There were images of Mark Bowers as he had been in life, decked out in his ubiquitous chinos and shirt against backdrops of castles and archaeological excavations. Ryan peered closely at the pictures to try to gauge the man’s character from what he had chosen to immortalise in print, but all they could tell him was that Bowers had been passionate about his work. Every picture showcased a new excavation site, arranged chronologically, by the looks of it. The oldest print was positioned on one side of the front door and showed a fresh-faced Bowers standing amid a group of university students, perhaps from his history days at Oxford. The newest wrapped all the way around the hallway to the other side of the front door and showed a much older Bowers posing in front of Bamburgh Castle, beside a small group of people Ryan presumed to be members of his excavation team.

  Ryan scrutinized the people in the photographs, committing faces to memory on the off chance that one of these smiling academics had taken it upon themselves to put a bullet in their friend’s brain.

  Anna disappeared into the first room on the left, which she knew to be the epicentre of Bowers’ home. His study was exactly as she remembered it: floor to ceiling bookshelves crammed full of books, many of them old and cracked with age. This had been a working library, she recalled, for a man who read every volume and didn’t care for books that hadn’t earned their place on the shelf.

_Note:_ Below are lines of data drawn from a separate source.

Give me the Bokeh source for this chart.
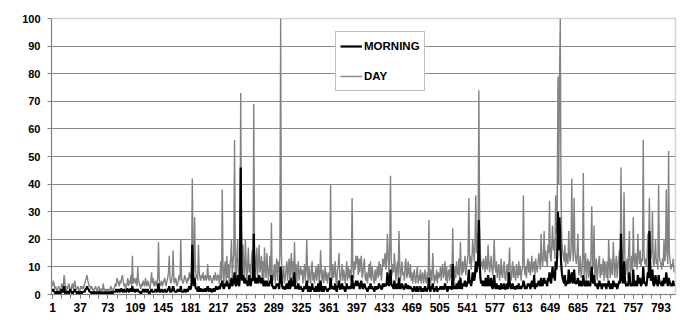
from bokeh.plotting import figure
from bokeh.models import FixedTicker, Legend, LegendItem, Range1d, ColumnDataSource
from bokeh.embed import file_html
from bokeh.resources import INLINE

DAY = (
    [3,5,4,2,3,2,1,2,3,2,1,2,4,3,2,7,5,2,1,3,2,4,3,2,1,3,4,2,3,5,3,2,2,3,2,1]
    + [2,3,2,3,2,3,4,5,6,7,5,4,3,3,2,3,2,1,2,2,3,2,1,2,3,2,1,2,2,1,4,2,1,2,1,2]
    + [1,2,1,2,3,2,1,2,2,3,4,3,6,5,4,3,5,4,6,7,5,3,4,2,3,4,6,3,5,4,7,3,14,4,6,5]
    + [4,6,3,10,5,4,3,2,4,3,5,4,3,6,4,3,5,4,3,2,5,8,4,6,3,4,5,3,4,6,19,5,3,4,5,3]
    + [4,5,6,4,3,5,6,8,14,6,4,5,7,16,5,4,6,5,3,4,6,7,5,20,6,5,4,5,7,6,5,4,6,5,8,6]
    + [6,9,42,12,8,28,10,6,7,5,18,8,6,5,7,6,8,5,6,7,5,6,11,6,5,7,6,5,4,6,7,5,8,6,5,7]
    + [7,4,6,12,5,38,9,4,10,12,5,14,6,11,4,10,13,20,6,12,15,56,8,5,14,20,7,4,13,73,22,6,18,9,5,20]
    + [12,6,10,17,8,11,5,13,16,7,69,14,6,12,17,5,13,18,8,10,14,6,12,5,17,9,6,15,10,5,8,14,6,26,7,5]
    + [8,11,4,10,13,5,12,8,14,100,15,5,7,10,4,6,9,12,5,10,13,4,11,15,6,12,5,19,8,11,4,9,12,5,8,10]
    + [7,9,4,8,11,5,9,20,8,4,10,7,4,9,12,5,8,4,7,10,5,9,11,4,7,16,8,5,9,4,7,10,5,8,4,7]
    + [8,5,40,9,5,11,6,8,12,5,4,9,10,15,6,5,8,11,5,9,7,4,8,12,5,10,6,9,5,8,35,10,6,12,9,14]
    + [11,14,7,13,8,12,14,6,7,11,13,6,5,8,4,7,11,6,12,5,10,8,5,4,9,5,8,10,6,12,7,11,5,8,13,10]
    + [12,15,9,13,22,14,8,16,43,12,7,11,8,15,10,5,9,12,6,23,11,5,9,12,7,8,5,11,13,6,7,12,8,6,11,5]
    + [8,4,7,9,5,4,8,10,4,7,5,9,4,7,8,4,6,9,5,4,8,5,27,7,4,9,5,15,8,4,7,5,9,4,8,6]
    + [7,10,5,9,11,6,8,12,5,10,4,8,9,5,11,6,8,24,9,5,10,6,12,8,7,13,6,19,10,7,12,8,11,14,7,10]
    + [12,15,35,11,14,9,13,20,16,12,18,36,15,22,19,74,25,14,10,12,9,13,11,8,14,10,9,18,12,8,11,14,9,7,12,20]
    + [10,8,12,6,9,11,5,8,13,7,6,10,12,6,5,9,11,6,10,17,7,5,9,12,6,10,7,5,11,8,6,12,7,10,5,9]
    + [9,36,12,7,10,6,11,13,8,12,7,10,14,8,11,12,7,13,10,8,11,15,12,9,22,13,10,14,23,12,16,13,10,18,15,34]
    + [14,12,18,25,16,20,13,36,22,30,79,40,78,100,35,20,16,14,12,18,10,15,13,11,23,14,12,16,42,18,12,35,16,13,11,15]
    + [22,7,9,14,6,8,13,44,7,10,15,5,11,13,6,12,7,16,32,9,11,25,6,9,13,5,8,12,14,6,11,7,10,13,5,12]
    + [10,6,12,5,20,11,6,13,8,7,19,12,6,11,14,6,10,13,16,7,46,18,9,11,37,15,7,10,13,6,16,23,8,10,14,6]
    + [28,13,10,15,12,9,22,14,11,16,10,13,12,56,15,11,13,10,14,22,16,35,18,13,15,30,12,10,14,20,11,13,9,40,14,12]
    + [11,9,13,10,20,12,14,38,16,11,52,15,12,9,11,10,13,8]
)

MORNING = (
    [1,2,1,1,0,1,1,0,1,1,0,1,2,1,1,3,1,0,1,1,1,0,1,2,1,1,0,1,1,2,1,1,0,1,1,0]
    + [1,1,0,1,1,1,1,2,2,3,2,2,1,1,1,0,1,0,1,1,0,1,0,0,1,1,0,0,1,0,1,0,0,1,0,1]
    + [0,1,0,0,1,1,0,1,1,1,1,2,1,1,2,1,1,2,2,1,1,2,1,1,1,2,2,1,1,2,2,1,3,1,2,1]
    + [1,2,1,2,1,1,1,0,1,1,2,1,1,2,1,1,2,1,0,1,1,2,1,1,1,1,2,1,1,2,4,1,1,1,2,1]
    + [1,1,2,1,1,1,2,2,3,1,1,1,2,3,2,1,1,1,1,2,1,2,1,3,1,1,1,1,2,1,1,2,1,2,3,2]
    + [2,4,18,8,3,6,3,2,2,1,3,2,1,2,2,1,2,1,2,2,1,2,3,2,1,2,2,1,1,2,2,1,2,3,2,2]
    + [2,3,2,4,3,5,3,2,3,4,3,5,3,4,2,3,4,6,3,4,5,8,4,3,5,7,4,3,6,46,9,5,7,5,4,6]
    + [4,5,3,5,7,4,3,5,6,5,22,6,4,5,6,4,5,7,6,4,5,6,4,3,5,3,4,5,3,4,3,5,4,7,3,3]
    + [2,3,2,3,4,3,4,2,5,10,6,3,2,3,2,2,3,4,2,3,5,2,3,6,3,4,3,8,2,3,2,3,4,2,2,3]
    + [2,2,1,2,3,2,3,5,2,1,3,2,1,2,4,2,2,1,2,3,1,2,4,1,2,5,2,1,3,1,2,3,2,2,1,2]
    + [2,2,6,3,2,3,2,2,4,2,1,3,3,5,2,2,3,4,2,3,2,1,2,4,2,3,2,3,2,3,7,3,2,4,3,5]
    + [3,5,3,4,2,4,5,3,2,3,4,3,2,2,1,2,3,2,4,2,3,2,2,1,3,2,2,3,2,4,3,3,2,2,4,3]
    + [3,4,3,4,8,5,3,5,9,4,3,3,2,5,3,2,3,4,2,6,3,2,3,4,3,2,2,3,4,3,2,3,3,2,3,2]
    + [2,1,2,3,2,1,2,3,1,2,2,3,1,2,2,1,2,3,2,1,2,2,6,2,1,3,2,4,2,1,2,2,3,1,2,2]
    + [2,3,2,2,3,2,2,4,2,3,1,2,3,2,3,2,2,11,3,2,3,2,4,2,3,5,2,6,3,2,4,3,4,5,3,3]
    + [4,5,9,4,5,3,5,8,6,5,7,12,8,10,11,27,12,6,4,5,3,5,4,3,6,4,3,7,5,3,4,6,3,2,4,7]
    + [3,2,4,2,3,3,2,2,4,3,2,3,4,2,2,3,4,2,8,5,3,2,3,4,2,3,2,2,3,3,2,4,2,3,2,3]
    + [3,5,4,2,3,2,3,4,3,4,2,3,5,3,3,7,2,4,3,3,4,5,4,3,6,4,3,5,6,4,5,4,3,6,5,8]
    + [5,4,7,10,6,8,5,12,9,14,30,16,28,20,12,8,6,5,4,7,3,5,4,4,9,5,4,6,8,5,4,9,5,4,4,5]
    + [6,4,3,5,4,3,4,7,4,3,5,3,4,5,3,4,3,6,10,5,4,7,4,3,4,3,2,4,5,3,4,2,3,4,3,4]
    + [3,2,4,3,5,3,2,4,3,2,5,4,3,3,4,2,3,4,5,4,22,7,5,4,12,6,4,3,4,3,5,8,4,3,4,3]
    + [9,4,3,5,4,3,7,5,4,6,3,4,4,10,5,4,4,3,5,8,6,23,12,5,6,9,4,3,5,7,4,4,3,7,5,4]
    + [4,3,5,3,6,4,5,8,5,3,6,5,4,3,4,3,5,3]
)

X_TICKS = [1, 37, 73, 109, 145, 181, 217, 253, 289, 325, 361, 397, 433, 469,
           505, 541, 577, 613, 649, 685, 721, 757, 793]
Y_TICKS = [0, 10, 20, 30, 40, 50, 60, 70, 80, 90, 100]
SERIES = ["MORNING", "DAY"]

n = min(len(DAY), len(MORNING))
idx = list(range(1, n + 1))
src = ColumnDataSource(data=dict(x=idx, day=DAY[:n], morning=MORNING[:n]))

W, H = 680, 320
p = figure(width=W, height=H, output_backend="svg", toolbar_location=None,
           x_range=Range1d(-0.3, 812), y_range=Range1d(0, 100),
           min_border_left=51, min_border_right=5, min_border_top=18,
           min_border_bottom=26, background_fill_color="white",
           border_fill_color="white")

r_d = p.line("x", "day", source=src, line_color="#838383", line_width=1.4)
r_m = p.line("x", "morning", source=src, line_color="black", line_width=2.2)

FONT = "Liberation Sans"
p.xaxis.ticker = FixedTicker(ticks=X_TICKS,
                             minor_ticks=list(range(1, 812, 12)))
p.yaxis.ticker = FixedTicker(ticks=Y_TICKS, minor_ticks=[])
for ax in (p.xaxis[0], p.yaxis[0]):
    ax.axis_line_color = "#808080"
    ax.major_tick_line_color = "#808080"
    ax.minor_tick_line_color = "#808080"
    ax.major_tick_in = 0
    ax.major_tick_out = 4
    ax.minor_tick_in = 0
    ax.major_label_text_font = FONT
    ax.major_label_text_font_style = "bold"
    ax.major_label_text_color = "black"
p.xaxis.minor_tick_out = 4
p.yaxis.minor_tick_out = 0
p.xaxis.major_label_text_font_size = "12px"
p.yaxis.major_label_text_font_size = "11px"
p.xaxis.major_label_standoff = 4
p.yaxis.major_label_standoff = 7

p.xgrid.grid_line_color = None
p.ygrid.grid_line_color = "#8a8a8a"
p.ygrid.grid_line_width = 1
p.outline_line_color = "#d4d4d4"
p.outline_line_width = 1.5

legend = Legend(items=[LegendItem(label=SERIES[0], renderers=[r_m]),
                       LegendItem(label=SERIES[1], renderers=[r_d])],
                location=(284, 203), orientation="vertical")
legend.label_text_font = FONT
legend.label_text_font_style = "bold"
legend.label_text_font_size = "11.5px"
legend.label_text_color = "black"
legend.glyph_width = 22
legend.glyph_height = 20
legend.label_height = 20
legend.spacing = 10
legend.padding = 4
legend.margin = 0
legend.label_standoff = 2
legend.border_line_color = "#808080"
legend.border_line_width = 1
legend.background_fill_color = "white"
legend.background_fill_alpha = 1.0
p.add_layout(legend)

open("out.html", "w").write(file_html(p, INLINE))
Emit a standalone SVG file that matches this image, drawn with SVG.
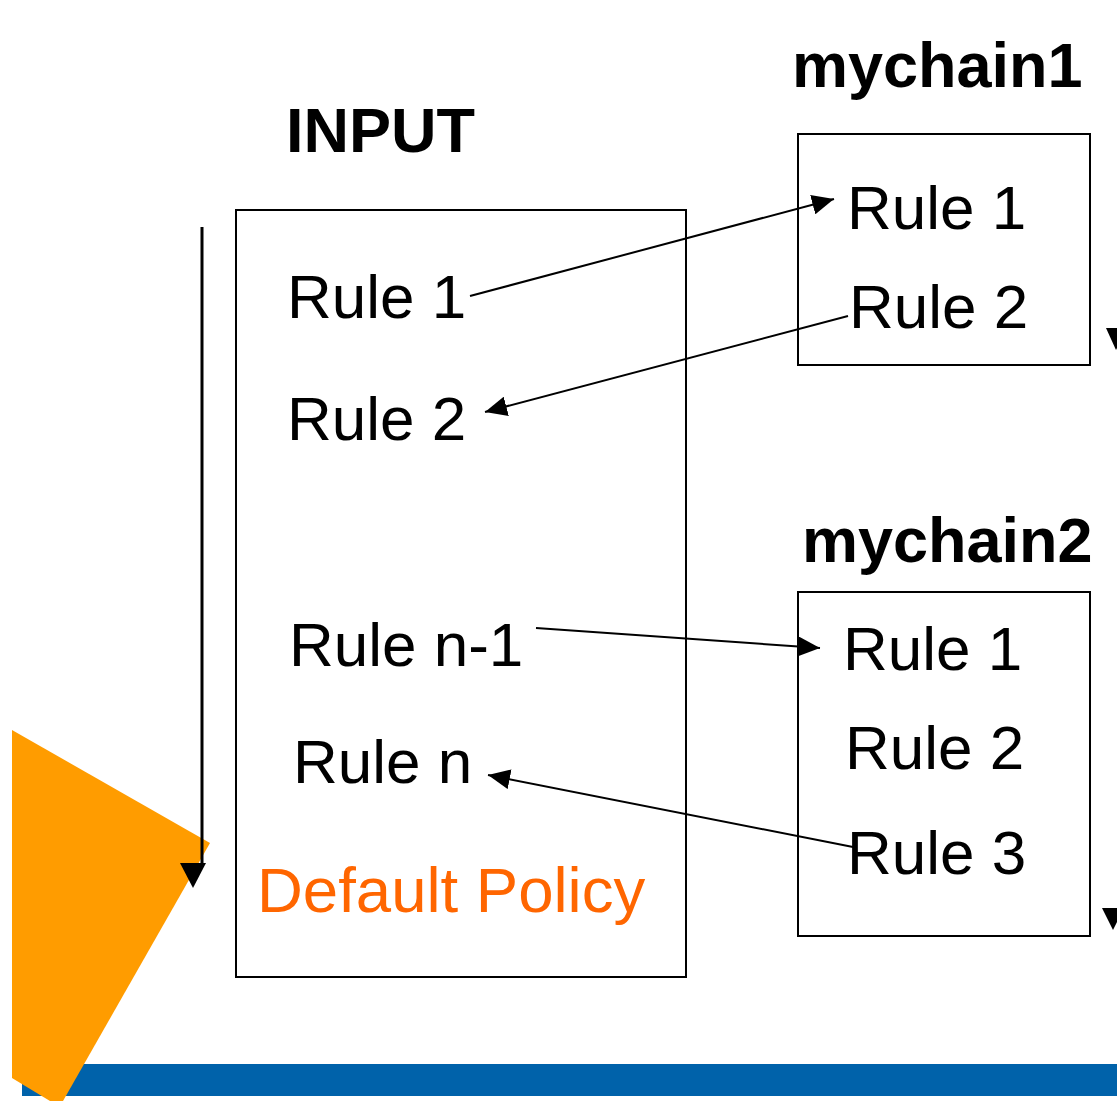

  “It looks just the same,” she murmured.

  “It’s been less than twenty-four hours,” Ryan replied from the doorway, his voice unaccountably loud.

  “I know, but…” she trailed off. “I don’t know. I expected it to feel different, somehow. Empty, maybe. Instead, it feels like he could walk through the door at any moment.”

  Ryan heard tears clogging her throat, so he brought her sharply back to the present.

  “He may not walk in, but Faulkner and his team might. Let’s get moving, we’re on borrowed time, as it is.”

  “I just want to see if there’s anything which might help,” Anna said, obstinately. “You didn’t have to come.”